Carrying their wounded, with the Americans and the PARUs as a rear guard and heavy small arms fire popping overhead, 400 to 500 Hmong of all ages and both genders began a dispersal into the gloom. At midnight, attracted by flashlights used by some of the Hmong, the PAVN mortared the escaping column. Fortunately for the Hmong, the muddy earth absorbed most of the explosives' force. At daybreak, Air America H-34s showed up to evacuate the PARU, Shirley, and Vang Pao's wife. The Hmong may have lost Ban Pa Dong, but they had not suffered overwhelming casualties in the process. Vang Pao subsequently shifted his headquarters to Long Tieng, which would remain the guerrilla headquarters until war's end.

Aftermath

Losing Ban Pa Dong was a serious defeat for the Hmong guerrillas. They left so hastily that they did not disable their four howitzers and two mortars, but left them usable for the communist victors.

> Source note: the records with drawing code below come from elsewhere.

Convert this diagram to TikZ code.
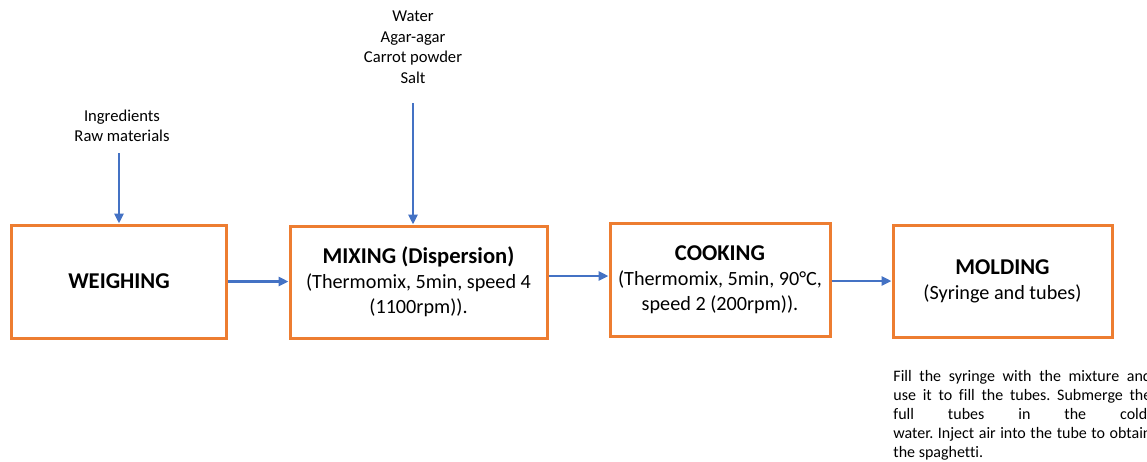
\documentclass[tikz,border=0pt]{standalone}
\usepackage{fontspec}
\setmainfont{Carlito}[Ligatures=CommonOff]
\usetikzlibrary{arrows.meta, positioning}
\frenchspacing
\definecolor{boxorange}{HTML}{ED7D31}
\definecolor{arrowblue}{HTML}{4472C4}
\newcommand{\steptitle}[1]{{\fontsize{11.3}{12.5}\selectfont\bfseries #1}}
\newcommand{\noteline}[1]{\makebox[129pt][s]{#1}}

\begin{document}
\begin{tikzpicture}[
    x=0.5pt, y=-0.5pt,
    every node/.style={font=\fontsize{10.1}{12.5}\selectfont},
    stepblock/.style={rectangle, draw=boxorange, line width=1.5pt, align=center, inner sep=0pt},
    inputlabel/.style={align=center, font=\fontsize{8.3}{10.25}\selectfont},
    notetext/.style={align=left, inner sep=0pt, font=\fontsize{8}{9.5}\selectfont},
    arrow/.style={-{Triangle[length=5pt, width=4.5pt]}, draw=arrowblue, line width=1.25pt}
]
\useasboundingbox (0,0) rectangle (1147,461);

\node[stepblock, minimum width=107.5pt, minimum height=56.5pt] (weigh) at (119,281.5) {\steptitle{WEIGHING}};
\node[stepblock, minimum width=128.5pt, minimum height=56pt] (mix) at (418.5,282) {
\steptitle{MIXING (Dispersion)}\\
(Thermomix, 5min, speed 4\\
(1100rpm)).
};
\node[stepblock, minimum width=110pt, minimum height=56.5pt] (cook) at (720,279.5) {
\steptitle{COOKING}\\
(Thermomix, 5min, 90°C,\\
speed 2 (200rpm)).
};
\node[stepblock, minimum width=109.5pt, minimum height=56pt] (mold) at (1002.5,281) {
\steptitle{MOLDING}\\
(Syringe and tubes)
};

\node[inputlabel] (ingr) at (122,126) {Ingredients\\Raw materials};
\node[inputlabel] (water) at (413,47) {Water\\Agar-agar\\Carrot powder\\Salt};

\node[notetext, anchor=north west] (note) at (893,370) {
\noteline{Fill the syringe with the mixture and}\\
\noteline{use it to fill the tubes. Submerge the}\\
\noteline{full tubes in the cold.}\\
\noteline{water. Inject air into the tube to obtain}\\
the spaghetti.
};

\coordinate (ingrtop) at (119,153);
\coordinate (watertop) at (413,103);

\draw[arrow] (ingrtop) -- (ingrtop |- weigh.north);
\draw[arrow] (watertop) -- (watertop |- mix.north);
\draw[arrow] (weigh.east) -- (weigh.east -| mix.west);
\draw[arrow] ([yshift=3pt]mix.east) -- ([yshift=3pt]mix.east -| cook.west);
\draw[arrow] (cook.east |- mold.west) -- (mold.west);

\end{tikzpicture}
\end{document}
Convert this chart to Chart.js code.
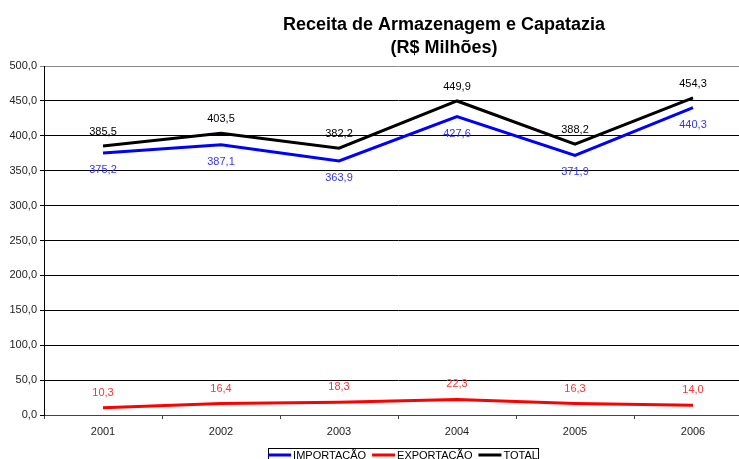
<!DOCTYPE html>
<html>
<head>
<meta charset="utf-8">
<script src="https://cdn.jsdelivr.net/npm/chart.js@4.4.0/dist/chart.umd.min.js"></script>
<style>
  html, body { margin: 0; padding: 0; background: #fff; overflow: hidden; }
  #wrap { width: 806px; height: 475px; }
</style>
</head>
<body>
<div id="wrap"><canvas id="receitaChart" width="806" height="475"></canvas></div>
<script>
const anos = ['2001', '2002', '2003', '2004', '2005', '2006'];
const importacao = [375.2, 387.1, 363.9, 427.6, 371.9, 440.3];
const exportacao = [10.3, 16.4, 18.3, 22.3, 16.3, 14.0];
const total = [385.5, 403.5, 382.2, 449.9, 388.2, 454.3];
const tituloLinhas = ['Receita de Armazenagem e Capatazia', '(R$ Milhões)'];

const FONTE = "'Liberation Sans', Arial, sans-serif";

function fmt(v) {
    return v.toFixed(1).replace('.', ',');
}

// rótulos de valor em cada ponto
const rotulosPlugin = {
    id: 'rotulos',
    afterDatasetsDraw(chart) {
        const ctx = chart.ctx;
        ctx.save();
        ctx.font = '11px ' + FONTE;
        ctx.textAlign = 'center';
        ctx.textBaseline = 'middle';
        chart.data.datasets.forEach((ds, i) => {
            const meta = chart.getDatasetMeta(i);
            ctx.fillStyle = ds.labelColor;
            meta.data.forEach((pt, j) => {
                ctx.fillText(fmt(ds.data[j]), pt.x, pt.y + ds.labelOffset);
            });
        });
        ctx.restore();
    }
};

// título e legenda desenhados à mão para acertar a posição
const extrasPlugin = {
    id: 'extras',
    afterDraw(chart) {
        const ctx = chart.ctx;
        ctx.save();
        ctx.fillStyle = '#000';
        ctx.font = 'bold 18px ' + FONTE;
        ctx.textAlign = 'center';
        ctx.textBaseline = 'middle';
        ctx.fillText(tituloLinhas[0], 444, 25);
        ctx.fillText(tituloLinhas[1], 444, 48);

        // legenda
        ctx.font = '11px ' + FONTE;
        ctx.textAlign = 'left';
        const linha = 23, gap = 2, entre = 6;
        let larg = 0;
        const itens = chart.data.datasets.map(ds => {
            const w = ctx.measureText(ds.label).width;
            larg += linha + gap + w;
            return { ds, w };
        });
        larg += entre * (itens.length - 1);
        const bx = 268, by = 448, bw = 270, bh = 22;
        ctx.strokeStyle = '#000';
        ctx.lineWidth = 1;
        ctx.strokeRect(bx + 0.5, by + 0.5, bw, bh);
        let x = bx + (bw - larg) / 2;
        const y = by + 7;
        itens.forEach(it => {
            ctx.strokeStyle = it.ds.borderColor;
            ctx.lineWidth = 3;
            ctx.beginPath();
            ctx.moveTo(x, y);
            ctx.lineTo(x + linha, y);
            ctx.stroke();
            x += linha + gap;
            ctx.fillStyle = '#000';
            ctx.fillText(it.ds.label, x, y + 1);
            x += it.w + entre;
        });
        ctx.restore();
    }
};

new Chart(document.getElementById('receitaChart').getContext('2d'), {
    type: 'line',
    data: {
        labels: anos,
        datasets: [
            {
                label: 'IMPORTACÃO',
                data: importacao,
                borderColor: '#0000ff',
                labelColor: '#3333ff',
                labelOffset: 17
            },
            {
                label: 'EXPORTACÃO',
                data: exportacao,
                borderColor: '#ff0000',
                labelColor: '#ff3333',
                labelOffset: -15
            },
            {
                label: 'TOTAL',
                data: total,
                borderColor: '#000000',
                labelColor: '#000000',
                labelOffset: -14
            }
        ]
    },
    options: {
        responsive: false,
        animation: false,
        layout: { padding: { top: 66, bottom: 30, left: 0, right: 54 } },
        elements: {
            line: { borderWidth: 3, tension: 0 },
            point: { radius: 0, hoverRadius: 0 }
        },
        plugins: {
            legend: { display: false },
            title: { display: false },
            tooltip: { enabled: false }
        },
        scales: {
            x: {
                offset: true,
                grid: {
                    offset: true,
                    drawOnChartArea: false,
                    drawTicks: true,
                    tickLength: 4,
                    color: '#444'
                },
                border: { color: '#444', width: 1 },
                ticks: {
                    color: '#222',
                    font: { family: FONTE, size: 11 },
                    padding: 6,
                    maxRotation: 0
                },
                afterFit(scale) { scale.height = 30; }
            },
            y: {
                min: 0,
                max: 500,
                ticks: {
                    stepSize: 50,
                    color: '#222',
                    font: { family: FONTE, size: 11 },
                    padding: 3,
                    callback: v => fmt(v)
                },
                grid: {
                    color: ctx => (ctx.tick && ctx.tick.value === 500) ? '#888' : '#000',
                    lineWidth: 1,
                    tickLength: 4
                },
                border: { color: '#000', width: 1 },
                afterFit(scale) { scale.width = 44; }
            }
        }
    },
    plugins: [rotulosPlugin, extrasPlugin]
});
</script>
</body>
</html>
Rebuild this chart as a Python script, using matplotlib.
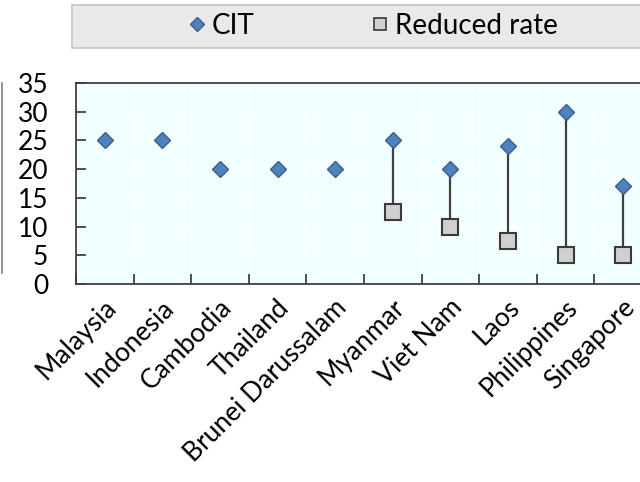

The guerrillas had also suffered a substantial number of casualties.
The results of this first defense of a fixed position did not deter Vang Pao from repeating this error in future years, as at the battle of Na Khang. Nevertheless, Ban Pa Dong had served an important purpose; the first 5,000 ADC troopers trained there were the basis of Vang Pao's L'Armee Clandestine. They had ringed the Plain of Jars with guerrilla bases before Ban Pa Dong was overrun.
In April 1963, the Hmong would recapture Ban Pa Dong. It would serve as a defensive base throughout the remainder of the Laotian Civil War.